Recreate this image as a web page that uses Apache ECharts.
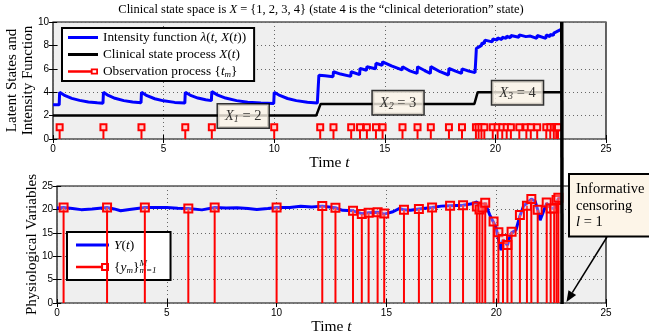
<!DOCTYPE html>
<html><head><meta charset="utf-8">
<script src="https://cdn.jsdelivr.net/npm/echarts@6/dist/echarts.min.js"></script>
<style>html,body{margin:0;padding:0;background:#fff}#c{width:649px;height:336px}</style>
</head><body><div id="c"></div>
<script>
// ---------------- data ----------------
const obsTimes = [0.3, 2.28, 4.0, 5.98, 7.18, 10.0, 12.08, 12.68, 13.48, 13.88, 14.19, 14.6, 14.9, 15.8, 16.48, 17.08, 17.9, 18.49, 19.12, 19.24, 19.37, 19.5, 19.88, 20.1, 20.31, 20.51, 20.7, 21.08, 21.4, 21.6, 21.89, 22.3, 22.48, 22.64, 22.75, 22.83];
const obsValues = [20.4, 20.4, 20.4, 20.2, 20.4, 20.4, 20.7, 20.35, 19.7, 19.0, 19.3, 19.4, 19.1, 19.9, 20.1, 20.4, 20.8, 20.9, 20.6, 20.0, 20.4, 21.4, 17.4, 15.1, 13.7, 12.4, 15.2, 18.8, 20.8, 22.2, 19.9, 21.5, 20.2, 20.2, 22.0, 22.5];
const obsMarkLevel = 1;

const intensityPoints = [
  [0,2.92],[0.28,2.92],[0.3,4.0],[0.55,3.7],[0.85,3.47],[1.2,3.3],[1.6,3.17],[2.0,3.09],[2.26,3.05],
  [2.28,4.0],[2.5,3.72],[2.8,3.48],[3.2,3.28],[3.6,3.16],[3.98,3.1],
  [4.0,4.0],[4.25,3.7],[4.6,3.44],[5.0,3.26],[5.5,3.13],[5.96,3.07],
  [5.98,4.0],[6.25,3.7],[6.55,3.5],[6.9,3.35],[7.16,3.28],
  [7.18,4.05],[7.45,3.75],[7.8,3.5],[8.3,3.28],[8.8,3.15],[9.4,3.07],[9.98,3.03],
  [10.0,4.0],[10.25,3.72],[10.6,3.46],[11.0,3.28],[11.5,3.14],[11.95,3.07],
  [12.02,5.45],[12.3,5.4],[12.66,5.33],[12.68,5.75],[13.0,5.55],[13.46,5.35],[13.48,5.75],[13.86,5.5],
  [13.88,6.04],[14.17,5.88],[14.19,6.18],[14.58,6.0],[14.6,6.47],[14.88,6.3],[14.9,6.6],[15.3,6.25],
  [15.78,5.9],[15.8,6.18],[16.1,5.85],[16.46,5.61],[16.48,6.18],[16.8,5.85],[17.06,5.61],[17.08,6.18],
  [17.5,5.75],[17.88,5.47],[17.9,6.04],[18.2,5.8],[18.47,5.61],[18.49,6.0],[18.8,5.8],[19.08,5.67],
  [19.14,7.75],[19.24,7.85],[19.26,8.0],[19.37,8.0],[19.39,8.2],[19.5,8.15],[19.52,8.45],[19.86,8.3],
  [19.88,8.55],[20.08,8.45],[20.1,8.65],[20.29,8.5],[20.31,8.7],[20.49,8.6],[20.51,8.8],[20.68,8.65],
  [20.7,8.85],[21.06,8.7],[21.08,8.9],[21.38,8.75],[21.4,8.9],[21.58,8.8],[21.6,8.92],[21.87,8.6],
  [21.89,8.85],[22.28,8.6],[22.3,8.9],[22.46,8.75],[22.48,8.95],[22.62,8.85],[22.64,9.05],[22.73,9.0],
  [22.75,9.15],[22.81,9.15],[22.83,9.3],[22.95,9.35]
];

const statePoints = [[0,2],[11.9,2],[12.1,3],[19.05,3],[19.2,4],[23,4]];

const physioPoints = [
  [0,20.3],[0.3,20.4],[0.7,20.2],[1.1,19.95],[1.6,20.1],[2.28,20.4],[2.6,20.1],[2.9,19.7],[3.3,20.0],
  [4.0,20.4],[4.3,20.4],[5.0,20.4],[5.5,20.25],[5.98,20.2],[6.6,19.9],[7.18,20.4],[7.7,20.3],[8.2,20.35],
  [8.7,20.2],[9.1,20.0],[9.6,20.2],[10.0,20.4],[10.6,20.4],[11.1,20.65],[11.6,20.5],[12.08,20.7],
  [12.68,20.35],[13.0,19.8],[13.48,19.7],[13.88,19.1],[14.19,19.3],[14.6,19.4],[14.9,19.0],[15.3,19.5],
  [15.6,20.2],[15.8,19.9],[16.1,19.8],[16.48,20.1],[17.08,20.4],[17.5,20.7],[17.9,20.8],[18.49,20.9],
  [18.9,21.2],[19.12,21.6],[19.24,20.3],[19.37,20.4],[19.5,21.3],[19.7,18.9],[19.88,17.2],[20.0,16.0],
  [20.15,12.5],[20.22,11.3],[20.31,13.5],[20.42,13.0],[20.51,12.3],[20.6,13.8],[20.7,15.0],[20.9,15.6],
  [21.08,18.6],[21.25,20.8],[21.4,21.3],[21.6,22.2],[21.77,21.8],[21.89,19.9],[22.0,17.7],[22.18,19.9],
  [22.3,21.3],[22.48,20.3],[22.64,20.2],[22.75,21.6],[22.83,22.3],[22.92,22.6]
];

const censorTime = 23;
const stateLabelT = [8.6, 15.6, 21.0];
const stateLabelV = [1.97, 3.1, 3.95];
const stateLabelSub = ['1', '2', '3'];
const stateLabelNum = ['2', '3', '4'];

const xTicks = [0, 5, 10, 15, 20, 25];
const yTicksTop = [0, 2, 4, 6, 8, 10];
const yTicksBottom = [0, 5, 10, 15, 20, 25];

// ---------------- styles ----------------
const SERIF = '"Liberation Serif", "DejaVu Serif", serif';
const SANS = '"Liberation Sans", Arial, sans-serif';
function richSet(size, lh) {
  return {
    i: {fontFamily: SERIF, fontStyle: 'italic', fontSize: size, color: '#000', lineHeight: lh},
    n: {fontFamily: SERIF, fontSize: size, color: '#000', lineHeight: lh},
    s: {fontFamily: SERIF, fontStyle: 'italic', fontSize: Math.round(size * 0.7), color: '#000', verticalAlign: 'bottom', lineHeight: Math.round(size * 0.7) + 1},
    sp: {fontFamily: SERIF, fontStyle: 'italic', fontSize: Math.round(size * 0.65), color: '#000', verticalAlign: 'top', lineHeight: Math.round(size * 0.65) + 1, width: 0},
    sb: {fontFamily: SERIF, fontStyle: 'italic', fontSize: Math.round(size * 0.65), color: '#000', verticalAlign: 'bottom', lineHeight: Math.round(size * 0.65) + 1}
  };
}

function stemRender(size, fill) {
  return function (params, api) {
    const t = api.value(0), v = api.value(1);
    const p0 = api.coord([t, 0]);
    const p1 = api.coord([t, v]);
    return {
      type: 'group',
      children: [
        {type: 'line', shape: {x1: p0[0], y1: p0[1], x2: p1[0], y2: p1[1]}, style: {stroke: '#ff0000', lineWidth: 2}},
        {type: 'rect', shape: {x: p1[0] - size / 2, y: p1[1] - size / 2, width: size, height: size}, style: {stroke: '#ff0000', lineWidth: 2, fill: fill}}
      ]
    };
  };
}

function mainX(grid) {
  return {
    gridIndex: grid, type: 'value', min: 0, max: 25, interval: 5, position: 'bottom',
    axisLine: {show: false},
    axisTick: {show: true, inside: true, length: 4, lineStyle: {color: '#000'}},
    axisLabel: {fontFamily: SANS, fontSize: 10, color: '#000', margin: 5,
      formatter: v => xTicks.includes(v) ? String(v) : ''},
    splitLine: {show: true, lineStyle: {color: '#666', type: [1, 3], width: 1}},
    name: 'Time {i|t}', nameLocation: 'middle', nameGap: 14,
    nameTextStyle: {fontFamily: SERIF, fontSize: 15.5, color: '#000', rich: richSet(15.5, 17)}
  };
}
function sideX(grid) {
  return {gridIndex: grid, type: 'value', min: 0, max: 25, interval: 5, position: 'top',
    axisLine: {show: false}, axisLabel: {show: false}, splitLine: {show: false},
    axisTick: {show: true, inside: true, length: 4, lineStyle: {color: '#000'}}};
}
function mainY(grid, max, interval, ticks, name, gap) {
  return {
    gridIndex: grid, type: 'value', min: 0, max: max, interval: interval, position: 'left',
    axisLine: {show: false},
    axisTick: {show: true, inside: true, length: 4, lineStyle: {color: '#000'}},
    axisLabel: {fontFamily: SANS, fontSize: 10, color: '#000', margin: 4,
      formatter: v => ticks.includes(v) ? String(v) : ''},
    splitLine: {show: true, lineStyle: {color: '#666', type: [1, 3], width: 1}},
    name: name, nameLocation: 'middle', nameRotate: 90, nameGap: gap, nameMoveOverlap: false,
    nameTextStyle: {fontFamily: SERIF, fontSize: 15, color: '#000', lineHeight: 16}
  };
}
function sideY(grid, max, interval) {
  return {gridIndex: grid, type: 'value', min: 0, max: max, interval: interval, position: 'right',
    axisLine: {show: false}, axisLabel: {show: false}, splitLine: {show: false},
    axisTick: {show: true, inside: true, length: 4, lineStyle: {color: '#000'}}};
}

const legendLabels = {
  'Intensity function': 'Intensity function {i|λ}({i|t}, {i|X}({i|t}))',
  'Clinical state process': 'Clinical state process {i|X}({i|t})',
  'Observation process': 'Observation process {{i|t}{s|m}}',
  'Y(t)': '{i|Y}({i|t})',
  'y_m': '{{i|y}{s|m}}{sp|M}{sb|m=1}'
};

const chart = echarts.init(document.getElementById('c'));
chart.setOption({
  animation: false,
  grid: [
    {left: 53, top: 22, width: 553, height: 117, show: true, backgroundColor: '#efefef', borderColor: '#000', borderWidth: 1.2, containLabel: false, outerBoundsMode: 'none'},
    {left: 57, top: 186, width: 549, height: 117, show: true, backgroundColor: '#efefef', borderColor: '#000', borderWidth: 1.2, containLabel: false, outerBoundsMode: 'none'}
  ],
  xAxis: [mainX(0), mainX(1), sideX(0), sideX(1)],
  yAxis: [
    mainY(0, 10, 2, yTicksTop, 'Latent States and\nIntensity Function', 17),
    mainY(1, 25, 5, yTicksBottom, 'Physiological Variables', 17),
    sideY(0, 10, 2), sideY(1, 25, 5)
  ],
  legend: [
    {
      orient: 'vertical', left: 62, top: 28, selectedMode: false,
      data: [
        {name: 'Intensity function', icon: 'path://M0,0H30V3H0Z'},
        {name: 'Clinical state process', icon: 'path://M0,0H30V3H0Z'},
        {name: 'Observation process', icon: 'path://M0,4H20V6H0Z M19,2.5H25V7.5H19Z M20.5,4V6H23.5V4Z'}
      ],
      itemWidth: 30, itemHeight: 12, itemGap: 2, padding: [2, 8, 2, 6],
      backgroundColor: '#fff', borderColor: '#000', borderWidth: 2,
      itemStyle: {borderWidth: 0},
      textStyle: {fontFamily: SERIF, fontSize: 13.3, color: '#000', lineHeight: 15, rich: richSet(13.3, 15)},
      formatter: n => legendLabels[n]
    },
    {
      orient: 'vertical', left: 67, top: 232, selectedMode: false,
      data: [
        {name: 'Y(t)', icon: 'path://M0,0H33V3H0Z'},
        {name: 'y_m', icon: 'path://M0,5H23V7H0Z M22,2.5H29V9.5H22Z M23.8,4.3V7.7H27.2V4.3Z'}
      ],
      itemWidth: 33, itemHeight: 12, itemGap: 6, padding: [5, 14, 5, 9],
      backgroundColor: '#fff', borderColor: '#000', borderWidth: 2,
      itemStyle: {borderWidth: 0},
      textStyle: {fontFamily: SERIF, fontSize: 13.5, color: '#000', lineHeight: 16, rich: richSet(13.5, 16)},
      formatter: n => legendLabels[n]
    }
  ],
  series: [
    {name: 'Clinical state process', type: 'line', xAxisIndex: 0, yAxisIndex: 0, data: statePoints,
      showSymbol: false, symbol: 'none', color: '#000', lineStyle: {color: '#000', width: 2.5}, z: 3},
    {name: 'Intensity function', type: 'line', xAxisIndex: 0, yAxisIndex: 0, data: intensityPoints,
      showSymbol: false, symbol: 'none', color: '#0000ff', lineStyle: {color: '#0000ff', width: 3}, z: 4},
    {name: 'Observation process', type: 'custom', xAxisIndex: 0, yAxisIndex: 0,
      data: obsTimes.map(t => [t, obsMarkLevel]), encode: {x: 0, y: 1},
      renderItem: stemRender(6, '#ffd0d0'), itemStyle: {color: '#ff0000'}, z: 5},
    {name: 'stateLabels', type: 'scatter', xAxisIndex: 0, yAxisIndex: 0, silent: true, z: 8,
      symbolSize: 1, itemStyle: {color: 'transparent'},
      data: stateLabelT.map((t, i) => [t, stateLabelV[i]]),
      label: {show: true, position: 'inside',
        formatter: p => '{i|X}{s|' + stateLabelSub[p.dataIndex] + '}{n| = ' + stateLabelNum[p.dataIndex] + '}',
        backgroundColor: '#fdf5e8', borderColor: '#000', borderWidth: 1.5, padding: [4, 7, 3, 7],
        rich: richSet(14.5, 16)}},
    {name: 'Y(t)', type: 'line', xAxisIndex: 1, yAxisIndex: 1, data: physioPoints,
      showSymbol: false, symbol: 'none', color: '#0000ff', lineStyle: {color: '#0000ff', width: 3}, z: 3},
    {name: 'y_m', type: 'custom', xAxisIndex: 1, yAxisIndex: 1,
      data: obsTimes.map((t, i) => [t, obsValues[i]]), encode: {x: 0, y: 1},
      renderItem: stemRender(8, 'rgba(255,210,210,0.35)'), itemStyle: {color: '#ff0000'}, z: 5}
  ]
});

// ---------------- annotations ----------------
const pTop = chart.convertToPixel({xAxisIndex: 0, yAxisIndex: 0}, [censorTime, 10]);
const pBot = chart.convertToPixel({xAxisIndex: 1, yAxisIndex: 1}, [censorTime, 0]);
const tip = chart.convertToPixel({xAxisIndex: 1, yAxisIndex: 1}, [censorTime + 0.2, 0.2]);
const start = [607, 237];
const dx = tip[0] - start[0], dy = tip[1] - start[1];
const len = Math.sqrt(dx * dx + dy * dy);
const ux = dx / len, uy = dy / len;
const headL = 11, headW = 4.5;
const base = [tip[0] - ux * headL, tip[1] - uy * headL];
chart.setOption({
  graphic: [
    {type: 'text', x: 321, y: 10, z: 100, style: {
      text: 'Clinical state space is {i|X} = {1, 2, 3, 4} (state 4 is the \u201cclinical deterioration\u201d state)',
      fontFamily: SERIF, fontSize: 12.5, fill: '#000', align: 'center', verticalAlign: 'middle',
      rich: {i: {fontFamily: SERIF, fontStyle: 'italic', fontSize: 12.5, color: '#000'}}}},
    {type: 'line', z: 90, shape: {x1: pTop[0], y1: pTop[1], x2: pBot[0], y2: pBot[1] + 1},
      style: {stroke: '#000', lineWidth: 3.5}},
    {type: 'line', z: 95, shape: {x1: start[0], y1: start[1], x2: base[0], y2: base[1]},
      style: {stroke: '#000', lineWidth: 1.5}},
    {type: 'polygon', z: 95, shape: {points: [tip,
      [base[0] - uy * headW, base[1] + ux * headW], [base[0] + uy * headW, base[1] - ux * headW]]},
      style: {fill: '#000'}},
    {type: 'text', x: 570, y: 175, z: 100, style: {
      text: 'Informative\ncensoring\n{i|l} = 1',
      fontFamily: SERIF, fontSize: 14.5, fill: '#000', lineHeight: 16.5,
      backgroundColor: '#fdf5e8', borderColor: '#000', borderWidth: 2, padding: [6, 20, 5, 6],
      rich: {i: {fontFamily: SERIF, fontStyle: 'italic', fontSize: 14.5, lineHeight: 16.5, color: '#000'}}}}
  ]
});
</script>
</body></html>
══════
## PROBLEM REQUIREMENTS
The lines from the top of the data above through the one holding "const obsMarkLevel = 1;" are to be repeated exactly, and only those, with no pictures.

## THE RESPONSE
Recreate this image as a web page that uses Apache ECharts.
<!DOCTYPE html>
<html><head><meta charset="utf-8">
<script src="https://cdn.jsdelivr.net/npm/echarts@6/dist/echarts.min.js"></script>
<style>html,body{margin:0;padding:0;background:#fff}#c{width:649px;height:336px}</style>
</head><body><div id="c"></div>
<script>
// ---------------- data ----------------
const obsTimes = [0.3, 2.28, 4.0, 5.98, 7.18, 10.0, 12.08, 12.68, 13.48, 13.88, 14.19, 14.6, 14.9, 15.8, 16.48, 17.08, 17.9, 18.49, 19.12, 19.24, 19.37, 19.5, 19.88, 20.1, 20.31, 20.51, 20.7, 21.08, 21.4, 21.6, 21.89, 22.3, 22.48, 22.64, 22.75, 22.83];
const obsValues = [20.4, 20.4, 20.4, 20.2, 20.4, 20.4, 20.7, 20.35, 19.7, 19.0, 19.3, 19.4, 19.1, 19.9, 20.1, 20.4, 20.8, 20.9, 20.6, 20.0, 20.4, 21.4, 17.4, 15.1, 13.7, 12.4, 15.2, 18.8, 20.8, 22.2, 19.9, 21.5, 20.2, 20.2, 22.0, 22.5];
const obsMarkLevel = 1;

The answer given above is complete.